Sugar Hill Records

Tonight, Tomorrow and Yesterday – Donna The Buffalo’s tenth studio album – is a fine example of a band continuing to evolve while maintaining a sound and vibe that they basically nailed from the very beginning. If you’re already familiar with Donna The Buffalo’s music, the only thing you need to know is Tonight, Tomorrow and Yesterday is business as usual, with multi-instrumentalist/vocalist Tara Nevins and guitarist/vocalist Jeb Puryear at the core – which is a good thing. And if you’re new to the fold (or, in this case, The Herd) get ready for a lesson in how to shine a little light on things in a very cool manner.
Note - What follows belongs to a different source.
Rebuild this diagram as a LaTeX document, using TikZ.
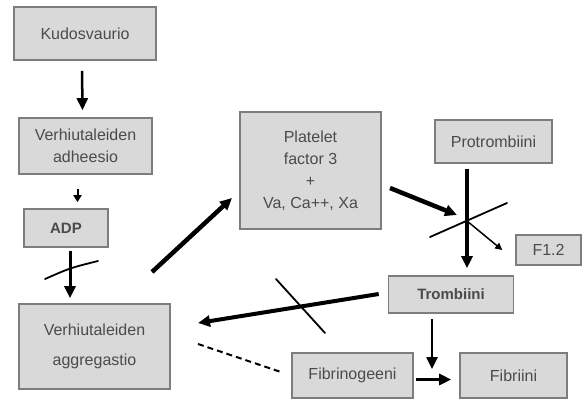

The album kicks off in fine shape with “All Aboard”, a Puryear-penned observation of life and how to live it right, backboned by a churning Mobius strip of fiddle by Nevins. In lesser hands “All Aboard” would come off as preachy; here it’s cool and funky and just enough to make you think while urging you to move something in time to the beat. “All Aboard” indeed – Donna The Buffalo is rolling.

Bassist Kyle Spark and drummer Mark Raudabaugh prove themselves to be a great rhythm team as Tonight, Tomorrow and Yesterday swings from quasi-surf (“I See How You Are”) to the zydeco/ska hybrid groove of “Love Time” to the windows-down left-arm summer tan of “I Love My Tribe”. The various flavorings are often subtle (again, you never – ever – forget that this is a Donna record) but Raudabaugh and Spark know their stuff when it comes to a fleck of this or a dash of that making the difference.

While both Nevins and Puryear are proven jam leaders on their respective instruments, they often let keyboardist David McCracken take the lead on Tonight, Tomorrow and Yesterday. Dig the driving groove of the title track: McCracken vacillates between a chugging Tex-Mex-flavored rhythm that Augie Meyers would be proud of and let-it-fly soaring lead breaks that get just a leetle bit wild before snapping back into the fold. Throughout the album, McCracken is always present without ever overplaying – a lesson in taste and talent.

And then you have founding members Nevins and Puryear, proving that their original vision of what this band was all about was THE true and righteous path. There have been talented players who have been part of DTB over the years, but the band’s one-of-a-kind sound has remained immediately recognizable; and you have to figure that it’s Nevins’ and Puryear’s presence that makes the Buffalo be.

Listen and you’ll find Nevins’ instrumental talents all over this thing: there’s plenty of fiddle, acoustic guitar, washboard, and accordion woven through the album’s tracks. (In particular, take note of the cover of Keith Frank’s “Why You Wanna Leave Me” – if there’d been an accordion on Iggy & The Stooges’ Raw Power, it would’ve sounded like this.) There are no obvious Tara or Jeb tunes vibe-wise – the giveaway is usually whoever takes the lead vocal. Nevins sings from the heart without ever getting too heavy; Puryear combines the wisdom and patience of a yogi with the familiar everyman-ness of the guy at the corner gas station. (He even doles out a little bit of soulman on “Working On That”.) And if you love hearing the clean, clean tone of Puryear’s guitar, you’ll find tasty bits sprinkled throughout Tonight, Tomorrow and Yesterday : the quick and lovely breaks on “No Reason Why” should be jarred and labeled “Cream of Strat”, while his work on “One Day At A Time” combines lead and rhythm in a perfect jangle.

By the time Nevins leads the band through the album-closing “Spinning World” (with the refrain “The world is spinning from the human race”) you know you’ve been somewhere: Tonight, Tomorrow and Yesterday is an effortless journey of classic Donna The Buffalo thought-provoking, butt-shaking goodness.